-- BEGIN COLLECTED DATA --
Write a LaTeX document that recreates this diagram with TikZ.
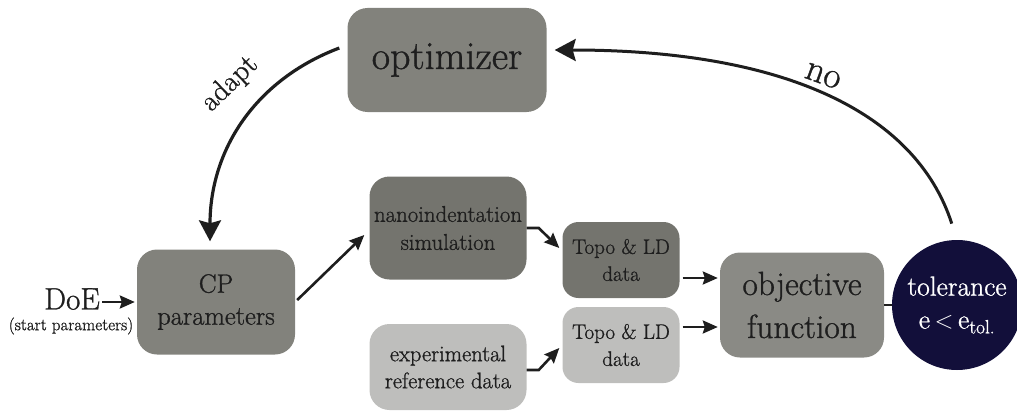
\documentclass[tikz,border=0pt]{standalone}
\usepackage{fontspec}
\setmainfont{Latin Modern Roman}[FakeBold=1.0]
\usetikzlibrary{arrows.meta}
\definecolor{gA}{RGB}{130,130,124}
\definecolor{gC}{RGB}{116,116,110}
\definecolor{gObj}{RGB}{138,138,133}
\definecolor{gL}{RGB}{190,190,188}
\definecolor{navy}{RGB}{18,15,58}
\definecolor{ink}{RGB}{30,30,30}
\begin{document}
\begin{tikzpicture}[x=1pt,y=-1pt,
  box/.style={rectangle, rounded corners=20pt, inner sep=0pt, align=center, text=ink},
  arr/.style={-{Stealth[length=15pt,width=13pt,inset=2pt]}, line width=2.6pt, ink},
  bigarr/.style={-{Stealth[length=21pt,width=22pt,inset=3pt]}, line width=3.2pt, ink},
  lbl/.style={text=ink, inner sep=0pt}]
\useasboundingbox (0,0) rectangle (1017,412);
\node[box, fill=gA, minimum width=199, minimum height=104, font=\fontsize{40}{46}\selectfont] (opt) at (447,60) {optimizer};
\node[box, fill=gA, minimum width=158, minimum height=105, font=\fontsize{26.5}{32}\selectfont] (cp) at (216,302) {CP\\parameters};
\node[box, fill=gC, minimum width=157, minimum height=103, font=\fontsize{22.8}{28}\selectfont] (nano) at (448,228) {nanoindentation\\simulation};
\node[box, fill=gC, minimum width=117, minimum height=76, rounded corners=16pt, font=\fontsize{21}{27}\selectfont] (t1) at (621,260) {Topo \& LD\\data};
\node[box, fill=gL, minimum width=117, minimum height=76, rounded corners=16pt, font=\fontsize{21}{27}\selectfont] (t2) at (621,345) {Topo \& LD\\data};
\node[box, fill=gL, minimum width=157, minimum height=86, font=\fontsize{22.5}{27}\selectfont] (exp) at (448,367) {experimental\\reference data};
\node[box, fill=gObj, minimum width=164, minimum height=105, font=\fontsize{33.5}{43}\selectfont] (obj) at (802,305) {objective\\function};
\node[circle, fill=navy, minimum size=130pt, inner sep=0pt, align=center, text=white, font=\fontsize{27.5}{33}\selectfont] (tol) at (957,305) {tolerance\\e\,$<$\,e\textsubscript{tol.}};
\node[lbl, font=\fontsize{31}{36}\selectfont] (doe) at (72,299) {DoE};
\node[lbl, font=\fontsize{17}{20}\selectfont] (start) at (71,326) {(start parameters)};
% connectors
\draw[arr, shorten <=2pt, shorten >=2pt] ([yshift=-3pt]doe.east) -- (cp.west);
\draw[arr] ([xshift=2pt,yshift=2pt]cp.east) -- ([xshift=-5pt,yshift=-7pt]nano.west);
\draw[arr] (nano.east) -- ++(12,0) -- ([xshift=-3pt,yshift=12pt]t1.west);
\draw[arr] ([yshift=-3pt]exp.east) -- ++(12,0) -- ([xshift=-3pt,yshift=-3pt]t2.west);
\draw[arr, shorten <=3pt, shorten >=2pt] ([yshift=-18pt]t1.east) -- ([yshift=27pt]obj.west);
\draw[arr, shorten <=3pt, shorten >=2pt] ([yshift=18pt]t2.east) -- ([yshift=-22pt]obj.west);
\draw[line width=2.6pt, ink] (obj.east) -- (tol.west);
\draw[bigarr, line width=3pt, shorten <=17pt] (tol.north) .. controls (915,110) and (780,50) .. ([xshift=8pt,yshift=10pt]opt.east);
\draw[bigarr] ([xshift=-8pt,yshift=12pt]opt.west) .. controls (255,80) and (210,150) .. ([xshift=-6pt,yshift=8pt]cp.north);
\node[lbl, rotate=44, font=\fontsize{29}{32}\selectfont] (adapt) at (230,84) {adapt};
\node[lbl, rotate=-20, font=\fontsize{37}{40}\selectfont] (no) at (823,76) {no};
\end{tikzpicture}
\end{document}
-- END COLLECTED DATA --
SHORT PROBLEM ▸ Take the listing above and print it exactly, apart from the pictures.

CORRECT ANSWER ▸
Write a LaTeX document that recreates this diagram with TikZ.
\documentclass[tikz,border=0pt]{standalone}
\usepackage{fontspec}
\setmainfont{Latin Modern Roman}[FakeBold=1.0]
\usetikzlibrary{arrows.meta}
\definecolor{gA}{RGB}{130,130,124}
\definecolor{gC}{RGB}{116,116,110}
\definecolor{gObj}{RGB}{138,138,133}
\definecolor{gL}{RGB}{190,190,188}
\definecolor{navy}{RGB}{18,15,58}
\definecolor{ink}{RGB}{30,30,30}
\begin{document}
\begin{tikzpicture}[x=1pt,y=-1pt,
  box/.style={rectangle, rounded corners=20pt, inner sep=0pt, align=center, text=ink},
  arr/.style={-{Stealth[length=15pt,width=13pt,inset=2pt]}, line width=2.6pt, ink},
  bigarr/.style={-{Stealth[length=21pt,width=22pt,inset=3pt]}, line width=3.2pt, ink},
  lbl/.style={text=ink, inner sep=0pt}]
\useasboundingbox (0,0) rectangle (1017,412);
\node[box, fill=gA, minimum width=199, minimum height=104, font=\fontsize{40}{46}\selectfont] (opt) at (447,60) {optimizer};
\node[box, fill=gA, minimum width=158, minimum height=105, font=\fontsize{26.5}{32}\selectfont] (cp) at (216,302) {CP\\parameters};
\node[box, fill=gC, minimum width=157, minimum height=103, font=\fontsize{22.8}{28}\selectfont] (nano) at (448,228) {nanoindentation\\simulation};
\node[box, fill=gC, minimum width=117, minimum height=76, rounded corners=16pt, font=\fontsize{21}{27}\selectfont] (t1) at (621,260) {Topo \& LD\\data};
\node[box, fill=gL, minimum width=117, minimum height=76, rounded corners=16pt, font=\fontsize{21}{27}\selectfont] (t2) at (621,345) {Topo \& LD\\data};
\node[box, fill=gL, minimum width=157, minimum height=86, font=\fontsize{22.5}{27}\selectfont] (exp) at (448,367) {experimental\\reference data};
\node[box, fill=gObj, minimum width=164, minimum height=105, font=\fontsize{33.5}{43}\selectfont] (obj) at (802,305) {objective\\function};
\node[circle, fill=navy, minimum size=130pt, inner sep=0pt, align=center, text=white, font=\fontsize{27.5}{33}\selectfont] (tol) at (957,305) {tolerance\\e\,$<$\,e\textsubscript{tol.}};
\node[lbl, font=\fontsize{31}{36}\selectfont] (doe) at (72,299) {DoE};
\node[lbl, font=\fontsize{17}{20}\selectfont] (start) at (71,326) {(start parameters)};
% connectors
\draw[arr, shorten <=2pt, shorten >=2pt] ([yshift=-3pt]doe.east) -- (cp.west);
\draw[arr] ([xshift=2pt,yshift=2pt]cp.east) -- ([xshift=-5pt,yshift=-7pt]nano.west);
\draw[arr] (nano.east) -- ++(12,0) -- ([xshift=-3pt,yshift=12pt]t1.west);
\draw[arr] ([yshift=-3pt]exp.east) -- ++(12,0) -- ([xshift=-3pt,yshift=-3pt]t2.west);
\draw[arr, shorten <=3pt, shorten >=2pt] ([yshift=-18pt]t1.east) -- ([yshift=27pt]obj.west);
\draw[arr, shorten <=3pt, shorten >=2pt] ([yshift=18pt]t2.east) -- ([yshift=-22pt]obj.west);
\draw[line width=2.6pt, ink] (obj.east) -- (tol.west);
\draw[bigarr, line width=3pt, shorten <=17pt] (tol.north) .. controls (915,110) and (780,50) .. ([xshift=8pt,yshift=10pt]opt.east);
\draw[bigarr] ([xshift=-8pt,yshift=12pt]opt.west) .. controls (255,80) and (210,150) .. ([xshift=-6pt,yshift=8pt]cp.north);
\node[lbl, rotate=44, font=\fontsize{29}{32}\selectfont] (adapt) at (230,84) {adapt};
\node[lbl, rotate=-20, font=\fontsize{37}{40}\selectfont] (no) at (823,76) {no};
\end{tikzpicture}
\end{document}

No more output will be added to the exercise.